Part of that is saying we need to be careful that if, for example, we reduced to 170 kg N/ha the consequence is not to blow all of the medium and smaller scale cattle and sheep farmers out of the water. The consequence is not to say we only have a handful of tillage farmers who are on a very large scale. The consequence is that we are not down to farms of 300 or 400 cows only. Then there is the labour question and how we solve that. Then the young people who are farming those 300 or 400 cows notice they do not have neighbours anymore and that maybe it is not that good of a life after all. We have to get the balance between all of those things correct.

We mentioned the need for extra slurry storage earlier. That is a consequence of changing weather patterns to some considerable extent. We saw it this year with winter starting in September-October. Farmers spent a lot of money on slurry storage back as far as 2007 and 2008 and ever since but they are being asked to do more now. We now have a scenario where bank interest rates have gone up considerably in the past two years as a consequence of circumstances beyond our control. They are probably printing too much money. Farmers cannot really be advised to borrow money now - and some of them will not get the loans anyway - to expand their slurry storage when the banks know they could be waiting for two years to get a TAMS grant and when they know it is capped and not accurate in terms of the costings because the cost of construction is unpredictable and going up.

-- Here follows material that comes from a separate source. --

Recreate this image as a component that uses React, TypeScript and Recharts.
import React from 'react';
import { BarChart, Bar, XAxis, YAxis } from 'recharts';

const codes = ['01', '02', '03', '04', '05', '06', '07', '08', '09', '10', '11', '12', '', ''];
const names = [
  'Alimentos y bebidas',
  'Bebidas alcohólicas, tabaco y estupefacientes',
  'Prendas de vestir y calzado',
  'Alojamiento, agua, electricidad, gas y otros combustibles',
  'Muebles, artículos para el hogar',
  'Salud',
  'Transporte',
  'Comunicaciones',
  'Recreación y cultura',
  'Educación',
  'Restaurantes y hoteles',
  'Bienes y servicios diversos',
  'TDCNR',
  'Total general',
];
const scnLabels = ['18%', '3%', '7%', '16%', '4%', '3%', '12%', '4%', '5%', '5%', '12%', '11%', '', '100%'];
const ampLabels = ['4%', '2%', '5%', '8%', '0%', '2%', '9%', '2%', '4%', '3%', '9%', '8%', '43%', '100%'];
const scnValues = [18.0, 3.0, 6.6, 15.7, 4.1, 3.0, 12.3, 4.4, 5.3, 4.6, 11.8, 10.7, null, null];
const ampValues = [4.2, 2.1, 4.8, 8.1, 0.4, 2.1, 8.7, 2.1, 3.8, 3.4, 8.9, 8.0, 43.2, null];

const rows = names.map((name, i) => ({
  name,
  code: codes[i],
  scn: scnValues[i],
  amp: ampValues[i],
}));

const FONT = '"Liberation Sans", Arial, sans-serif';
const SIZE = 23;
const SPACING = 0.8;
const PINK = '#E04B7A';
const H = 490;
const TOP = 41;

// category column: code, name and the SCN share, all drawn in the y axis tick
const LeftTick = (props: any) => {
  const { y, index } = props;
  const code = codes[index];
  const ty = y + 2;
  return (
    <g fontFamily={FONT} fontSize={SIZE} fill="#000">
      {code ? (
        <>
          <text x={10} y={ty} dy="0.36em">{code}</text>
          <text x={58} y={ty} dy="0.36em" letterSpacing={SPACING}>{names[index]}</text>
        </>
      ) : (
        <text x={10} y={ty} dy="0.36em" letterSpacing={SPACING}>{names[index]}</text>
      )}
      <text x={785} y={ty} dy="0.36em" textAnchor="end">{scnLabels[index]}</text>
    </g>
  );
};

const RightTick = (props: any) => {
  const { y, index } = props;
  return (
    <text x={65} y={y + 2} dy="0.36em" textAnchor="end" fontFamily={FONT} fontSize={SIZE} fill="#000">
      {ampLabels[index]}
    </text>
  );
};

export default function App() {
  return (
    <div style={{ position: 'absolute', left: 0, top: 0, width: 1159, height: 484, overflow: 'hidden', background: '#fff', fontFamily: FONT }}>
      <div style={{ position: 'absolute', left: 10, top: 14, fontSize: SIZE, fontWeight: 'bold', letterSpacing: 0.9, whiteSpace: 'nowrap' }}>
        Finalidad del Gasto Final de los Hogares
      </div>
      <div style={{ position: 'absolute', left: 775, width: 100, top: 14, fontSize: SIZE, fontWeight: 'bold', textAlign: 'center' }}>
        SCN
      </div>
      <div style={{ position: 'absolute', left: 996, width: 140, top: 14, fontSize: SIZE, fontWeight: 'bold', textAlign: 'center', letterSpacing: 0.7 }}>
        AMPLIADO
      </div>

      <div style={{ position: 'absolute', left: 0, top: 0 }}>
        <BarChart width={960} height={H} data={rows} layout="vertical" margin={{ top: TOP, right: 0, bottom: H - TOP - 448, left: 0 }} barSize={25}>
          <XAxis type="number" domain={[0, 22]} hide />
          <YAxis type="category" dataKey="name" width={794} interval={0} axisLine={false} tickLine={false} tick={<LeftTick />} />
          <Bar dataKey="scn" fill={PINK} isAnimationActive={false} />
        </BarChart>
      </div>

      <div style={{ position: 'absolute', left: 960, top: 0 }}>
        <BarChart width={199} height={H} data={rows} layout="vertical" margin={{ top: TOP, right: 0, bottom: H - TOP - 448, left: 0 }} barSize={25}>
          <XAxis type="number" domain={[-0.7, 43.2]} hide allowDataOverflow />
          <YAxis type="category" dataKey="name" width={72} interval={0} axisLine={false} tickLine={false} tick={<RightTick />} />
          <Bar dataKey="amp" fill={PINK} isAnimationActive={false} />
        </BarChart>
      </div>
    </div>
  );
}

We have to try to get those things right and that is why the ICSA is saying we have to have a higher grant rate, particularly for cattle and sheep farmers who cannot afford to pay for extra slurry storage. Ultimately when we look at what our farmers do that could be improved on, there is a lot of talk about people spreading slurry during the closed season but that is primarily a consequence of unpredictable weather. We all know a few people who are not perfect but for a with lot of farmers, it is down to factors beyond their control. If they had more slurry storage, they would be okay but it is costing them too much to do it. They are young people and their kids are not clear about where they are going in farming and probably saying, maybe not, and we have to get all that right.